Well, I’m hoping that some will eventually! But if you begin by picking up Aristotle and Aquinas, and you have no training in philosophy, good luck understanding them. They have a foreign vocabulary, a foreign worldview, and they are assuming many things on your part. The Summa Theologiae is ostensibly written for beginners, but St. Thomas’s understanding of a “beginner” is someone who has already gone through formal training in all of the liberal arts and philosophy, and who has carefully read all of Scripture, and possibly the Church Fathers. If you lack this preparation, you are likely to misunderstand what St. Thomas has to say.

This book also makes use of personal anecdotes and the like, and that is something that you would never find in Aristotle or Thomas. A book written for a wide audience needs to be more engaging to the imagination and, to some extent, the emotions. I wanted to show that everyday goings-on in life can be illustrative of universal principles, or can prompt us to think and wonder philosophically.

Also, while the works of St. Thomas and Aristotle implicitly contain the answers to the difficulties with theism posed by modern philosophers, they do not respond to them directly. The same is true for questions that arise from modern science. In writing this book for modern audiences, I tried to address Aristotle and Aquinas’s arguments to these more recent concerns. So the book is not simply a summary or a rerun!

The passage on beauty stands apart from your book’s otherwise sequential narrative. What was your reason for including it?

I set out to show that, from things readers can know or verify for themselves, we can determine that there must be an intelligence behind the natural world. Once we can see that, we can explain many other things about the natural world, such as beauty, without having to go through arguments from them separately to the existence of a first cause that is intelligent.

I wanted readers to see that there are many different philosophical paths to this first being, not just one. Many different trails converge on this first intelligence. The evidence for God’s existence is, in some ways, all around us, and we see it all the time.

You write often about your students. What role did they play in helping you create this book?

One of the reasons I say that I don’t think I would ever quit teaching, even if I won the lottery, is because I continue to learn by teaching.

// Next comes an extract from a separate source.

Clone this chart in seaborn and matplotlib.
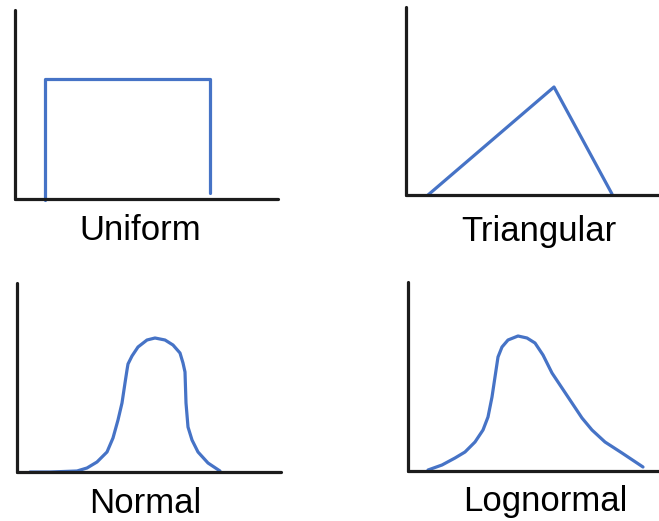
import matplotlib
matplotlib.use("Agg")
import matplotlib.pyplot as plt
import seaborn as sns
import pandas as pd

sns.set_theme(style="white")
plt.rcParams["font.family"] = ["Liberation Sans", "DejaVu Sans"]

W, H = 659, 521
BLUE = "#4673c6"
INK = "#1c1c1c"

# Sketched density shapes (x along the axis, height above it)
uniform_x = [30, 30, 195, 195]
uniform_y = [-1, 120, 120, 6]

triangular_x = [22, 148, 206]
triangular_y = [0, 108, 1]

normal_x = [13, 33, 60, 70, 80, 90, 96, 101, 105, 108, 110, 111, 115, 121,
            130, 138, 148, 156, 163, 166, 168, 169, 171, 175, 181, 191, 203]
normal_y = [0, 0, 1, 4, 10, 20, 34, 52, 69, 89, 102, 108, 116, 125,
            132, 134, 132, 127, 119, 109, 100, 69, 45, 32, 20, 9, 1]

lognormal_x = [20, 34, 47, 57, 67, 75, 80, 84, 87, 90, 94, 100, 110, 119,
               127, 135, 144, 154, 164, 174, 184, 197, 214, 235]
lognormal_y = [1, 6, 13, 19, 29, 41, 54, 74, 94, 114, 124, 131, 135, 133,
               128, 116, 98, 83, 68, 53, 41, 29, 18, 4]

labels = ["Uniform", "Triangular", "Normal", "Lognormal"]

# Panel frames in pixels: left, bottom (from top), width, height
frames = [
    (15, 199, 263, 189),
    (406, 195, 253, 188),
    (17, 472, 264, 189),
    (408, 471, 251, 189),
]
# Label anchors in pixels: centre x, baseline y (from top)
label_pos = [(140.5, 240), (538.5, 240.5), (145.5, 513), (545, 511)]

series = [
    (uniform_x, uniform_y),
    (triangular_x, triangular_y),
    (normal_x, normal_y),
    (lognormal_x, lognormal_y),
]

fig = plt.figure(figsize=(W / 100, H / 100), dpi=100)
fig.patch.set_facecolor("white")

for (xs, ys), (l, b, w, h), name, (tx, ty) in zip(series, frames, labels, label_pos):
    ax = fig.add_axes([l / W, (H - b) / H, w / W, h / H])
    df = pd.DataFrame({"x": xs, "density": ys})
    line = sns.lineplot(data=df, x="x", y="density", sort=False, estimator=None,
                        color=BLUE, linewidth=2.3, ax=ax, clip_on=False)
    for ln in ax.lines:
        ln.set_solid_joinstyle("round")
        ln.set_solid_capstyle("round")
    ax.set_xlim(0, w)
    ax.set_ylim(0, h)
    ax.set_facecolor("none")
    for side in ("top", "right"):
        ax.spines[side].set_visible(False)
    for side in ("left", "bottom"):
        ax.spines[side].set_visible(True)
        ax.spines[side].set_color(INK)
        ax.spines[side].set_linewidth(2.3)
        ax.spines[side].set_capstyle("round")
    ax.set_xticks([])
    ax.set_yticks([])
    ax.set_xlabel("")
    ax.set_ylabel("")
    fig.text(tx / W, (H - ty) / H, name, ha="center", va="baseline",
             fontsize=25, color="black")

fig.savefig("out.png", dpi=100, facecolor="white")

My students help me to see where their minds are when they come to me, and how the books that are so familiar to me look to them, or how jargon can create false (even humorous) impressions among readers unfamiliar with the vocabulary of my discipline. Without my students I don’t see how I could know these things. You cannot just sit in a room and deduce what is going to be pedagogically effective and what is not. You need experience for that.

Do you have any other projects in mind for the future?

I am currently writing a book about the soul. In Who Designed the Designer?, God figures prominently, and the soul is implicitly there, but in the background. The reader may start to wonder, “If God has an incorporeal mind, maybe our mind is incorporeal, too, and it can exist without the body,” but that is secondary. In the next book the order is reversed. The immortality of the human soul is what is prominent.

That’s the idea. I started on it when I submitted Who Designed the Designer to Ignatius Press in 2013, so I have been working on it for a few years now. As usual my students are helping me with it, and also my father and one of my brothers, who give me very helpful feedback without which I don’t think I could write a book.